If Al Horford can still move well, he’d be the perfect second big
No one can blame Horford for securing the bag by signing with the 76ers in 2019, but his fit there was always questionable at best. Next to Joel Embiid, Ben Simmons and Tobias Harris, he was simply out of place. After one failed season, he was shipped to the Thunder, where he played just 28 games and averaged a career low in minutes this season.
It’s fair to wonder if Horford is just done, but a look at his production suggests he might still have something left in the tank. He averaged 14 points, seven rebounds, three assists, a steal and a block per game while shooting 37 percent on three-pointers with the Thunder. He didn’t really suffer any major injuries in Oklahoma City and was shut down for the last 28 games following a season-ending injury to Shai Gilgeous-Alexander. Basically, he only played relatively low minutes because the team was actively trying to lose, not because he was bad. And despite finding himself in a losing situation after years of winning, he didn’t cause any disruption in the locker room and in fact was a leader to his young teammates.
So why isn’t every team trying to get Horford? Despite not adding too many miles to his legs last season, he’s still 35 years old, and he was showing signs of losing a step on defense back when he was in Boston. A huge part of Horford’s defensive value is derived from his mobility, and if it’s fading, he could quickly go from being an asset to a liability on that end since he’s not a great rim protector. The same is true, at least to a degree, on offense considering a big part of his impact comes from his ability to attack closeouts.
No matter what, Horford would make a great piece of the big man rotation, but paying him $27.5 million (plus at least $14.5 million for the 2022/23 season, when his contract is partially guaranteed) to be a good locker room presence and stretch the floor for the second unit would not be a good idea for San Antonio. However, if the Spurs think he can still move well, he could be a huge asset as either a starter or big-minute backup.
If Kevin Love decides to try, his offense would be a huge asset
Not long ago, Kevin Love was a star on a championship team. Then Kyrie Irving and LeBron James left Cleveland, the team went into rebuilding mode, and Love became an afterthought that only enters the discourse when he makes a spectacle of how unhappy he is in his current situation.
The question is, can a change of scenery turn Love into the offensive and rebounding powerhouse he was in his prime? He still just 32 years old, has played very few minutes in the past three seasons, and doesn’t have any persistent health issues. It would be too optimistic to expect him to average the 26 points, 14 rebounds and four assists that got him his sole All-Star appearance as a Timberwolf, but maybe he can replicate the production he had in his first four years in Cleveland, where he averaged 17 points, 10 rebounds and two assists while shooting well from beyond the arc. That player is a borderline All-Star who would make the Spurs’ young guards’ lives easier by spacing the floor and attacking mismatches in the post.

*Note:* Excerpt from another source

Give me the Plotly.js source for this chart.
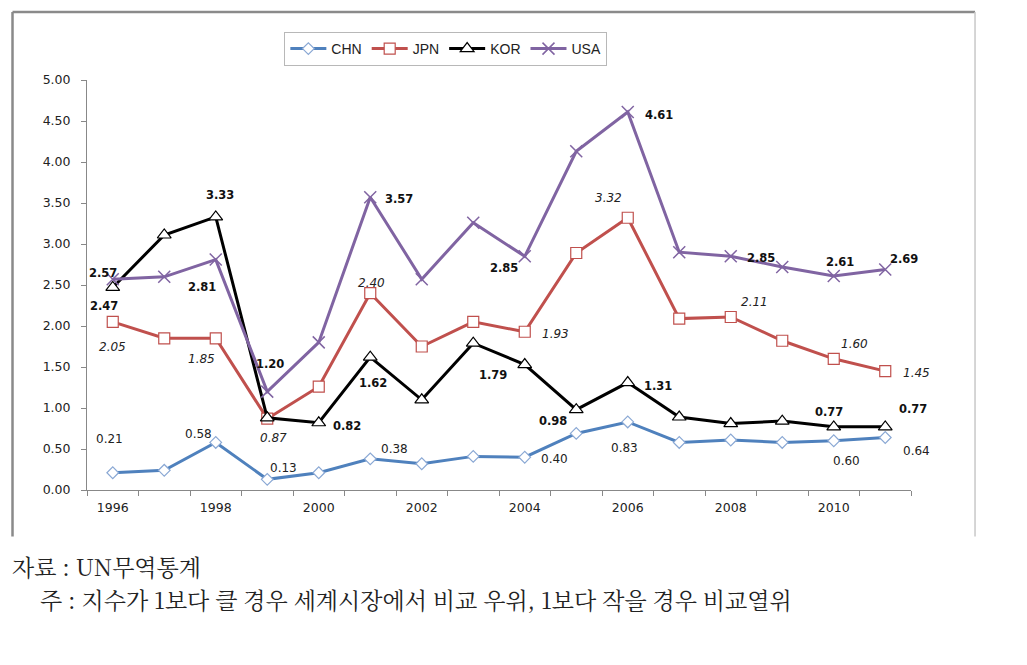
<!DOCTYPE html>
<html>
<head>
<meta charset="utf-8">
<script src="https://cdn.plot.ly/plotly-3.0.1.min.js"></script>
<style>html,body{margin:0;padding:0;background:#fff;}#chart{width:1027px;height:665px;}</style>
</head>
<body>
<div id="chart"></div>
<script>
// ---- data ----
const years = ['1996','1997','1998','1999','2000','2001','2002','2003','2004','2005','2006','2007','2008','2009','2010','2011'];
const yearLabels = ['1996','','1998','','2000','','2002','','2004','','2006','','2008','','2010',''];
const chn = [0.21, 0.24, 0.58, 0.13, 0.21, 0.38, 0.32, 0.41, 0.40, 0.69, 0.83, 0.58, 0.61, 0.58, 0.60, 0.64];
const jpn = [2.05, 1.85, 1.85, 0.87, 1.26, 2.40, 1.75, 2.05, 1.93, 2.89, 3.32, 2.09, 2.11, 1.82, 1.60, 1.45];
const kor = [2.47, 3.11, 3.33, 0.88, 0.82, 1.62, 1.10, 1.79, 1.53, 0.98, 1.31, 0.89, 0.81, 0.84, 0.77, 0.77];
const usa = [2.57, 2.60, 2.81, 1.20, 1.80, 3.57, 2.57, 3.26, 2.85, 4.13, 4.61, 2.90, 2.85, 2.72, 2.61, 2.69];
const seriesNames = ['CHN','JPN','KOR','USA'];
const yTicks = [0,0.5,1,1.5,2,2.5,3,3.5,4,4.5,5];
const sourceText = '자료 : UN무역통계';
const noteText = '주 : 지수가 1보다 클 경우 세계시장에서 비교 우위, 1보다 작을 경우 비교열위';

// ---- styling ----
const seriesData = {CHN: chn, JPN: jpn, KOR: kor, USA: usa};
const styles = {
  CHN: {color:'#4f81bd', sym:'diamond', size:9, mline:'#8aa8d4', mfill:'#ffffff', lw:1.2},
  JPN: {color:'#c0504d', sym:'square', size:11, mline:'#c0504d', mfill:'#ffffff', lw:1.2},
  KOR: {color:'#000000', sym:'triangle-up', size:12, mline:'#000000', mfill:'#ffffff', lw:1.2},
  USA: {color:'#8064a2', sym:'x-thin', size:12, mline:'#8064a2', mfill:'#8064a2', lw:1.5}
};
const labelFont = {
  CHN: {family:'DejaVu Sans', size:12, color:'#222', weight:'normal', style:'normal'},
  JPN: {family:'DejaVu Sans', size:12, color:'#222', weight:'normal', style:'italic'},
  KOR: {family:'DejaVu Sans', size:11.5, color:'#111', weight:'bold', style:'normal'},
  USA: {family:'DejaVu Sans', size:11.5, color:'#111', weight:'bold', style:'normal'}
};
// [series, year index, x shift px, y shift px]
const labelSpots = [
  ['USA',0,-10,6.5],['KOR',0,-9,-19],['JPN',0,0,-25],['CHN',0,-3,34],
  ['KOR',2,4,22],['USA',2,-14,-27],['JPN',2,-14,-21],['CHN',2,-17,8],
  ['USA',3,3,28],['JPN',3,6,-19],['CHN',3,16,11],
  ['KOR',4,28,-3],
  ['KOR',5,3,-25.5],['JPN',5,1,10.5],['USA',5,29,-1.5],['CHN',5,24,10],
  ['KOR',7,20,-31.5],
  ['USA',8,-21,-11.5],['JPN',8,31,-2],['CHN',8,30,-2],
  ['KOR',9,-23,-11],
  ['USA',10,31,-3],['JPN',10,-19,20],['KOR',10,30,-3],['CHN',10,-3,-26.5],
  ['USA',12,30,-1.5],['JPN',12,24,15],
  ['USA',14,6,14],['JPN',14,21,15],['KOR',14,-5,15],['CHN',14,13,-20],
  ['USA',15,19,10.5],['JPN',15,31,-1.5],['KOR',15,28,18],['CHN',15,31,-13]
];

const traces = seriesNames.map(n => ({
  type:'scatter', mode:'lines+markers', name:n, x:years, y:seriesData[n],
  line:{color:styles[n].color, width:3},
  marker:{symbol:styles[n].sym, size:styles[n].size, color:styles[n].mfill,
          line:{color:styles[n].mline, width:styles[n].lw}},
  cliponaxis:false
}));

const annotations = labelSpots.map(([n,i,xs,ys]) => ({
  xref:'x', yref:'y', x:i, y:seriesData[n][i], text:seriesData[n][i].toFixed(2),
  showarrow:false, xshift:xs, yshift:ys, font:labelFont[n]
}));
const capFont = {family:'Noto Serif CJK KR, Noto Sans CJK KR', size:23, color:'#222'};
annotations.push({xref:'paper', yref:'paper', x:-0.0934, y:-0.1864, xanchor:'left', yanchor:'middle',
  text:sourceText, showarrow:false, font:capFont});
annotations.push({xref:'paper', yref:'paper', x:-0.0595, y:-0.2667, xanchor:'left', yanchor:'middle',
  text:noteText, showarrow:false, font:capFont});

const shapes = [
  {type:'line', xref:'paper', yref:'paper', x0:-0.0904, x1:1.0777, y0:1.1657, y1:1.1657, line:{color:'#8a8a8a', width:2.5}},
  {type:'line', xref:'paper', yref:'paper', x0:-0.0904, x1:-0.0904, y0:1.1657, y1:-0.1133, line:{color:'#8a8a8a', width:2.5}},
  {type:'line', xref:'paper', yref:'paper', x0:1.0777, x1:1.0777, y0:1.1657, y1:-0.1133, line:{color:'#c8c8c8', width:1.5}}
];

const layout = {
  width:1027, height:665,
  margin:{l:87, r:116, t:80, b:174.5},
  paper_bgcolor:'#ffffff', plot_bgcolor:'#ffffff',
  showlegend:true,
  legend:{orientation:'h', x:0.4355, y:1.0756, xanchor:'center', yanchor:'middle',
    bordercolor:'#b8b8b8', borderwidth:1, bgcolor:'#ffffff',
    font:{family:'Liberation Sans, Arial', size:14, color:'#222'}, itemwidth:36, tracegroupgap:0},
  xaxis:{type:'category', tickmode:'array', tickvals:years, ticktext:yearLabels,
    tickson:'boundaries', ticks:'outside', ticklen:5, tickcolor:'#888', tickwidth:1,
    showline:true, linecolor:'#888', linewidth:1, showgrid:false, zeroline:false,
    ticklabelstandoff:6,
    tickfont:{family:'DejaVu Sans', size:12.5, color:'#222'}, range:[-0.5,15.5], fixedrange:true},
  yaxis:{range:[0,5], tickmode:'array', tickvals:yTicks, tickformat:'.2f',
    ticks:'outside', ticklen:5, tickcolor:'#888', tickwidth:1,
    showline:true, linecolor:'#888', linewidth:1, showgrid:false, zeroline:false,
    ticklabelstandoff:8,
    tickfont:{family:'DejaVu Sans', size:12.5, color:'#222'}, fixedrange:true},
  annotations:annotations,
  shapes:shapes
};

Plotly.newPlot('chart', traces, layout, {displayModeBar:false, staticPlot:true});
</script>
</body>
</html>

Unfortunately, there are no guarantees that the Spurs would be getting that version of Love. He hasn’t played a meaningful game in a long time, and since then he has been a malcontent who seems more interested in cashing checks (there’s still $60 million/two years left on his deal) than leading. Would he go back to playing all out for a non-contender? It’s a serious question, because unless Love offers full effort he might be too much of a defensive liability at this point since he offers zero rim protection.
The Spurs would have to be fully confident that he’ll buy in for the two years that are left on his contract, or going for him could turn out to be a huge mistake. If he does welcome a change of scenery, however, his offense alone could help massively.
If the Spurs move a guard for a forward, John Wall could be a good replacement
This is the wildest, least likely of all three scenarios, as it would necessitate the Spurs trading Dejounte Murray first. It does not make sense at all with Murray still on the roster and, like the other two, might not make sense at all. But if the Spurs go all in and trade one of their young pieces for a forward first, it’s worth exploring.
Wall had a devastating injury that kept him away from the court in 2019/20 before being traded to the Rockets before the 2020/21 season, just as James Harden forced his way out. Needless to say, not the best turn of events for a guy who had injuries and drama derail him even prior to that string of bad circumstances. Yet Wall still averaged 20 points and seven assists in Houston in his first year back healthy. He’ll be just 31 years old by the time next season comes around and has said all the right things about looking to get his career back on track. At his best, Wall is still a great offensive orchestrator with the tools, if not always the will, to defend well. There’s value in that.
His limitation are well-known at this point. Wall can drive but he can’t hit pull-up shots, so if the defense is set, he might struggle to score efficiently. He’s had trouble with conditioning before and has clashed with teammates. Injuries remain a concern. On the upside, he has more court vision than most people in the league and is great at putting pressure on the defense with his dribble penetration, which is something the Spurs could miss assuming DeRozan doesn’t return. Surprisingly, he’s also a good shooter with his feet set, having connected on 39 percent of his 307 catch-and-shoot threes over the past three years he was available, so he could play off the ball some of the time as well.
It would be insane for the Spurs to make Wall any type of priority this offseason. The only way taking the risk of adding his massive contract ($90 million over two years) even remotely smart would be if they somehow trade Murray for a forward who is a legitimate star. If that extremely specific scenario does come true, Wall could be an easy-to-get replacement that could potentially also be a high upside play.
There’s no one available who is as good as Chris Paul has been in his NBA career, because there are only a few who can make that claim in league history. But there are some decorated veterans in bad situations that might still have something left in the tank. Just like Paul, who got salary dumped and discarded, they could help a young team make a leap.
The question is whether the Spurs are at a point where adding a veteran star makes sense at all, since they’d need a true superstar to even get close to contention, and those are not available. If the hope is to just make the playoffs next season, however, maybe looking for a Chris Paul type would be a smart approach.